“Doesn’t quite live up to the hype” – The Seaplane on Final Approach by Rebecca Rukeyser

IMG_2022-5-29-192628Mira is an eighteen-year-old high-school flunkey from California who’s taken a summer job as a baker and housekeeper at a tourist-trap homestead on a remote Alaskan island. Now, Mira’s not new to Alaska’s shores: she spent the summer of her junior year on a similar island with her aunt because her parents hoped the wholesome outdoorsy lifestyle would do something for her ‘dissolute’ nature. Mira’s not so much dissolute, though, as directionless, and over the course of the summer in her aunt’s cabin, she nurtures two obsessions: a passion for her aunt’s fisherman stepson, Ed, and a fixation on the concept of sleaze. A year later, back in Alaska, she’s determined to nail down exactly what sleaze is, and in doing so, prepare herself for tracking down and seducing Ed, and setting up home with him in the town of Kodiak after this summer is over. In actuality, alongside the monosyllabic Chef and two other teenage employees (both of whom are in love with Stu), she ends up a bit player in the marital breakdown of the homesteader couple, Stu and Maureen.

This book has everything going for it in terms of tension: remote location (claustrophobia) replete with physical danger (the bears, the freezing water, the weather) and rampant hormones (the cooped-up teens; the distanced couple). It’s clear from the offset that Mira’s dreams of a glorious future with Ed are unlikely to pan out, and as the novel progresses, the focus is trained more squarely on Maureen and Stu and the impending im- or explosion of their relationship as Stu gets close to Mira’s colleague, Erin. The repetitive nature of both the tourist industry (the upbeat sales-patter, the cyclical entertainment activities, the planned-out daily routines and weekly menus and chore assignations) structures both Mira’s life on the island and also the book itself; as the crisis point nears and this order begins to break down, so too does Mira’s surety about her own future. It’s a quick read (plenty of white space) and an atmospheric one: the setting itself is intriguing for readers not familiar with the far north, but it’s the intensity of the homestead, rather than Alaska itself, that is most compelling. How do you keep secrets when you’re living in each other’s pockets? How do you hold a marriage together through middle age with only transient employees and tourists to talk to? What’s the difference between obsession and love?

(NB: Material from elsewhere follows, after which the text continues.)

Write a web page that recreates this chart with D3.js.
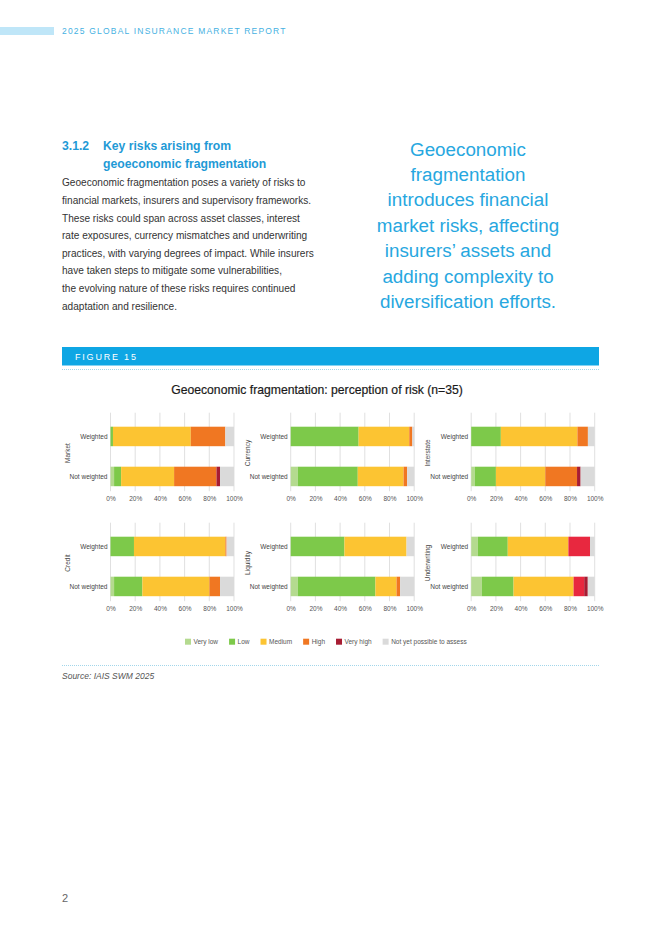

The Maureen/Stu relationship is the fulcrum of the novel; when it goes down, so does everything else, and this domino collapse, coming on the back of the detailed accretion of a repetitive routine, is a joy to read. The book creeps and then gallops; the pacing here is gloriously panicked. Not everything is quite so successful: Mira’s fixation on sleaze (as a concept, rather than anything she actually does) feels comparatively forced, more like a younger child’s preoccupation, as does her comparative lack of interest in the developing Stu-Erin situation. Mira notes more than once the tragedy of Maureen’s situation – doomed by simple age, no matter how beautiful she is – and Rukeyser has to be commended for the lack of sentimentality with which she presents this character; Maureen is unpleasant and controlling, and this impression is thoroughly consistent with Mira’s age. After all, what eighteen-year-old will root for the aging matriarch? All the same, a little more Maureen would not have gone astray; much like in (my reading of) Sally Rooney’s Conversations With Friends, the more interesting characters get less airtime than the teens, who feel comparatively one-dimensional. Similarly, Mira’s speculations, or perhaps foretellings, of everyone’s futures fall somewhat flat. While the idea of projected futures fits in well with the bildungsroman nature of the novel, and while Mira’s pondering about the nature of fantasy and memory fits in well with this, these interludes puncture the building menace in a way that’s not the most useful in a novel that’s mostly driven by that same menace.

Any Cop?: It’s a good read that, while it doesn’t quite live up to the hype, would definitely keep most readers entertained.